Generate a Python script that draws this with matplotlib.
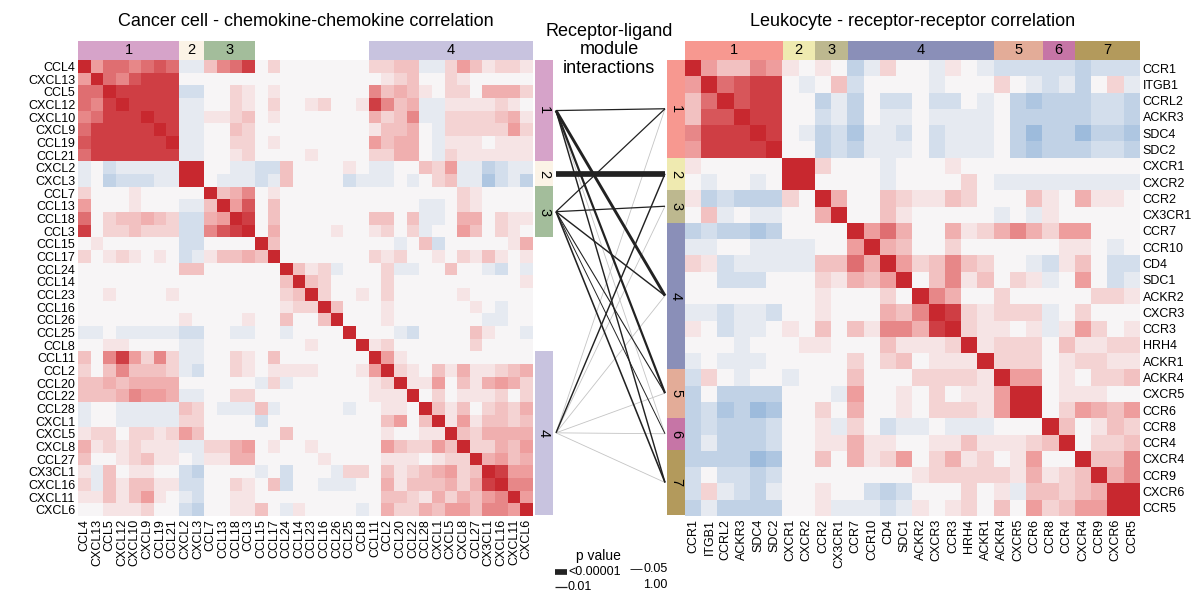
import numpy as np
import matplotlib
matplotlib.use('Agg')
import matplotlib.pyplot as plt
from matplotlib.colors import LinearSegmentedColormap
from matplotlib.patches import Rectangle

plt.rcParams['font.family'] = ['Liberation Sans', 'DejaVu Sans']

# ---- data ----
chemokines = ['CCL4', 'CXCL13', 'CCL5', 'CXCL12', 'CXCL10', 'CXCL9', 'CCL19', 'CCL21',
              'CXCL2', 'CXCL3', 'CCL7', 'CCL13', 'CCL18', 'CCL3', 'CCL15', 'CCL17',
              'CCL24', 'CCL14', 'CCL23', 'CCL16', 'CCL26', 'CCL25', 'CCL8', 'CCL11',
              'CCL2', 'CCL20', 'CCL22', 'CCL28', 'CXCL1', 'CXCL5', 'CXCL8', 'CCL27',
              'CX3CL1', 'CXCL16', 'CXCL11', 'CXCL6']
receptors = ['CCR1', 'ITGB1', 'CCRL2', 'ACKR3', 'SDC4', 'SDC2', 'CXCR1', 'CXCR2',
             'CCR2', 'CX3CR1', 'CCR7', 'CCR10', 'CD4', 'SDC1', 'ACKR2', 'CXCR3', 'CCR3',
             'HRH4', 'ACKR1', 'ACKR4', 'CXCR5', 'CCR6', 'CCR8', 'CCR4', 'CXCR4', 'CCR9',
             'CXCR6', 'CCR5']

# correlation levels: 0-9 -> 0.0-0.9, X -> 1.0, a-e -> -0.1..-0.5
chemo_rows = [
    'X5776787 aa 3679 020000000 2233aa2531221',
    '5X768999 00 0000 000000000 0123002100000',
    '77X99999 bb 0021 010000000 6343102204442',
    '769X9999 aa 0021 020012001 9634aa1111210',
    '67999X99 aa 1123 010000000 4236aa2222341',
    '799999X9 aa 0032 000000000 13340a2222252',
    '8999999X aa 0022 010000000 53440a1110111',
    '79999999 aa 0012 000010000 22440a2111111',
    'a0baaaaa XX 00aa bb3000010 aa00325aacbaa',
    'a0cbbbaa XX 0aaa ba30000ba aa0a023aadbac',
    '20001000 00 X346 010000000 0000000210000',
    '50001000 aa 3X58 030000000 0000aa0210000',
    '70233432 bb 45X9 030000000 3303aa0440211',
    '90223222 bb 689X 040000100 1202a00530210',
    '01000000 bb 0000 X30000000 00a03b0000014',
    '20121010 ba 1334 3X0000000 2120010213101',
    '00000000 33 0000 00X312a00 02aa00300ab0a',
    '00000000 00 0000 003X32000 0200000000001',
    '00100001 00 0000 0023X2001 0200000100000',
    '00000000 00 0000 00122X300 0100000010a00',
    '00000000 10 0001 003003X00 010000000aa00',
    'aa0aaaaa bb 00aa 00a0000X0 00ab00003100a',
    '00110000 aa 0000 00001000X 1200000020000',
    '30695262 aa 0021 030000000 X510000000000',
    '20363332 ab 0021 011110001 5X21031411234',
    '33434444 00 0000 a2a000000 12X1150314542',
    '33346554 aa 0022 000000000 111X020111202',
    'a00aaaaa 32 0aaa 3a00000a0 0110X31302324',
    'a00aaaaa 22 0000 b00000000 03503X1513323',
    '12202212 53 0000 003000000 010011X324444',
    '41212111 aa 2245 010010000 0532253X22435',
    '30012311 0a 1144 000001000 01110122X4534',
    '1a301100 bc 0000 a0b000a22 031234523X955',
    '2a313311 bb 0021 03b00aaa0 0413334249X66',
    '11313510 ab 0011 000000000 03321424356X5',
    '00111200 bc 0011 30a10000a 042243553665X',
]
recep_rows = [
    'X53365 10 10 ca200a10a bbb bb cbbb',
    '5X7899 0a 03 b0000a000 20a ba c02a',
    '37X899 00 ca c0bb0bb0a 0cd cc cbbc',
    '388X99 00 ba c0aa0aaaa 0cc cc cbbc',
    '6999X9 0a cb daab0baaa 0ce cc eccd',
    '59999X 00 cb caaa0baaa 0cd cc cbbc',
    '100000 XX 20 00a000100 000 00 0000',
    '0a00a0 XX 00 00a000020 aaa aa aaaa',
    '1cbccc 20 X4 003211320 003 10 4110',
    '03a0aa 00 4X 003100000 a0a 10 0000',
    'cbccdc 00 00 X57400412 464 25 5000',
    'aa00aa aa 00 5X4300200 000 01 10a0',
    '21baaa aa 33 74X523632 00a b1 30bb',
    '00bbb0 00 21 435X03613 021 a0 50ba',
    '000000 00 10 0020X6400 200 00 0221',
    'aabaab 00 10 00436X921 222 a0 2000',
    '10baa0 10 30 316649X21 101 a1 5201',
    '000a00 01 10 0031112X1 222 03 1122',
    'a0aaa0 00 00 20230111X 222 01 2211',
    'b20a00 a0 00 300022221 X55 01 0223',
    'c0cccc 00 0a 500102011 5XX 01 1100',
    'cbdced 00 20 400102221 5XX 02 5435',
    'cbcccb 00 1a 20baa0aaa 000 X3 0132',
    'cacccb 00 11 411001131 112 3X 0223',
    'cccced 00 30 412502412 015 00 X336',
    'b0bbcb 00 00 000012222 214 12 3X46',
    'b2abca 00 10 0bcb00020 1a3 32 34XX',
    'cacccc 00 1a aaba10120 305 23 55XX',
]

chemo_modules = [1, 1, 1, 1, 1, 1, 1, 1, 2, 2, 3, 3, 3, 3] + [0] * 9 + [4] * 13
recep_modules = [1] * 6 + [2] * 2 + [3] * 2 + [4] * 9 + [5] * 3 + [6] * 2 + [7] * 4
chemo_module_colors = {1: '#d6a3c9', 2: '#fbf3e6', 3: '#a3bd9b', 4: '#c8c3df'}
recep_module_colors = {1: '#f79890', 2: '#efeab0', 3: '#bdb88f', 4: '#8a8fb8',
                       5: '#e3ac98', 6: '#c675a6', 7: '#b39a5c'}

# (chemokine module, receptor module, p value)
links = [(1, 1, 0.01), (1, 4, 1e-4), (1, 5, 5e-4), (1, 7, 0.005), (1, 6, 0.3),
         (2, 2, 1e-6),
         (3, 1, 0.01), (3, 3, 0.01), (3, 4, 0.005), (3, 5, 0.02), (3, 6, 0.04), (3, 7, 0.003),
         (4, 2, 0.005), (4, 1, 0.5), (4, 3, 0.5), (4, 4, 0.5), (4, 5, 0.5), (4, 6, 0.5), (4, 7, 0.5)]

LEVEL = {c: int(c) / 10 for c in '0123456789'}
LEVEL.update({'X': 1.0, 'a': -0.1, 'b': -0.2, 'c': -0.3, 'd': -0.4, 'e': -0.5})


def parse(rows, n):
    out = []
    for r in rows:
        vals = [LEVEL[c] for c in r.replace(' ', '')]
        vals = (vals + [0.0] * n)[:n]
        out.append(vals)
    return np.array(out)


chemo_corr = parse(chemo_rows, len(chemokines))
recep_corr = parse(recep_rows, len(receptors))

cmap = LinearSegmentedColormap.from_list('rb', ['#2f6fb0', '#9dbbdc', '#f8f6f7', '#ef9f9f', '#c8282f'])

W, H = 1200, 609
fig = plt.figure(figsize=(W / 100, H / 100), dpi=100)
bg = fig.add_axes([0, 0, 1, 1])
bg.set_xlim(0, W)
bg.set_ylim(H, 0)
bg.axis('off')


def px_axes(x0, y0, x1, y1):
    return fig.add_axes([x0 / W, 1 - y1 / H, (x1 - x0) / W, (y1 - y0) / H])


def draw_heat(mat, labels, x0, y0, x1, y1, label_side):
    ax = px_axes(x0, y0, x1, y1)
    ax.imshow(mat, cmap=cmap, vmin=-1, vmax=1, aspect='auto', interpolation='nearest')
    n = len(labels)
    ax.set_xticks(range(n))
    ax.set_xticklabels(labels, rotation=90, fontsize=9)
    ax.set_yticks(range(n))
    ax.set_yticklabels(labels, fontsize=9)
    if label_side == 'right':
        ax.yaxis.tick_right()
    ax.tick_params(length=0, pad=2)
    for s in ax.spines.values():
        s.set_visible(False)
    return ax


def module_spans(mods):
    spans = {}
    for i, m in enumerate(mods):
        if m == 0:
            continue
        a, b = spans.get(m, (i, i))
        spans[m] = (min(a, i), max(b, i))
    return spans


LX0, LX1, TY0, TY1 = 78, 533, 60, 516
RX0, RX1 = 685, 1140
draw_heat(chemo_corr, chemokines, LX0, TY0, LX1, TY1, 'left')
draw_heat(recep_corr, receptors, RX0, TY0, RX1, TY1, 'right')

lc = (LX1 - LX0) / len(chemokines)
rc = (RX1 - RX0) / len(receptors)
left_anchor, right_anchor = {}, {}

for m, (a, b) in module_spans(chemo_modules).items():
    col = chemo_module_colors[m]
    bg.add_patch(Rectangle((LX0 + a * lc, 41), (b - a + 1) * lc, TY0 - 41, color=col, lw=0))
    bg.text(LX0 + (a + b + 1) / 2 * lc, 50, str(m), ha='center', va='center', fontsize=10.5)
    bg.add_patch(Rectangle((LX1 + 2, TY0 + a * lc), 18, (b - a + 1) * lc, color=col, lw=0))
    ym = TY0 + (a + b + 1) / 2 * lc
    bg.text(LX1 + 11, ym, str(m), ha='center', va='center', fontsize=10.5, rotation=270)
    left_anchor[m] = ym

for m, (a, b) in module_spans(recep_modules).items():
    col = recep_module_colors[m]
    bg.add_patch(Rectangle((RX0 + a * rc, 41), (b - a + 1) * rc, TY0 - 41, color=col, lw=0))
    bg.text(RX0 + (a + b + 1) / 2 * rc, 50, str(m), ha='center', va='center', fontsize=10.5)
    bg.add_patch(Rectangle((RX0 - 18, TY0 + a * rc), 18, (b - a + 1) * rc, color=col, lw=0))
    ym = TY0 + (a + b + 1) / 2 * rc
    bg.text(RX0 - 9, ym, str(m), ha='center', va='center', fontsize=10.5, rotation=270)
    right_anchor[m] = ym


def link_style(p):
    if p > 0.05:
        return '#c4c4c4', 0.6
    return '#222222', 0.5 + 0.1 * (-np.log10(p)) ** 2


for lm, rm, p in links:
    c, w = link_style(p)
    bg.plot([556, RX0 - 20], [left_anchor[lm], right_anchor[rm]], color=c, lw=w,
            zorder=3 if p <= 0.05 else 2, solid_capstyle='butt')

# titles
bg.text((LX0 + LX1) / 2, 22, 'Cancer cell - chemokine-chemokine correlation', ha='center',
        va='center', fontsize=13)
bg.text((RX0 + RX1) / 2, 22, 'Leukocyte - receptor-receptor correlation', ha='center',
        va='center', fontsize=13)
bg.text(609, 50, 'Receptor-ligand\nmodule\ninteractions', ha='center', va='center',
        fontsize=13, linespacing=1.1)

# p value legend
bg.text(598, 556, 'p value', ha='center', va='center', fontsize=10)
for (x, y, p, lab) in [(555, 572, 1e-6, '<0.00001'), (555, 587, 0.01, '0.01'),
                       (630, 569, 0.05, '0.05'), (630, 585, 1.0, '1.00')]:
    c, w = link_style(p)
    if p > 0.05:
        c, w = 'none', 0
    bg.plot([x, x + 12], [y, y], color=c, lw=w, solid_capstyle='butt')
    bg.text(x + 13, y, lab, ha='left', va='center', fontsize=9)

fig.savefig('out.png', dpi=100)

**CHALLENGE:** Return all lines containing "matplotlib".

**RESPONSE:**
Generate a Python script that draws this with matplotlib.
import matplotlib
matplotlib.use('Agg')
import matplotlib.pyplot as plt
from matplotlib.colors import LinearSegmentedColormap
from matplotlib.patches import Rectangle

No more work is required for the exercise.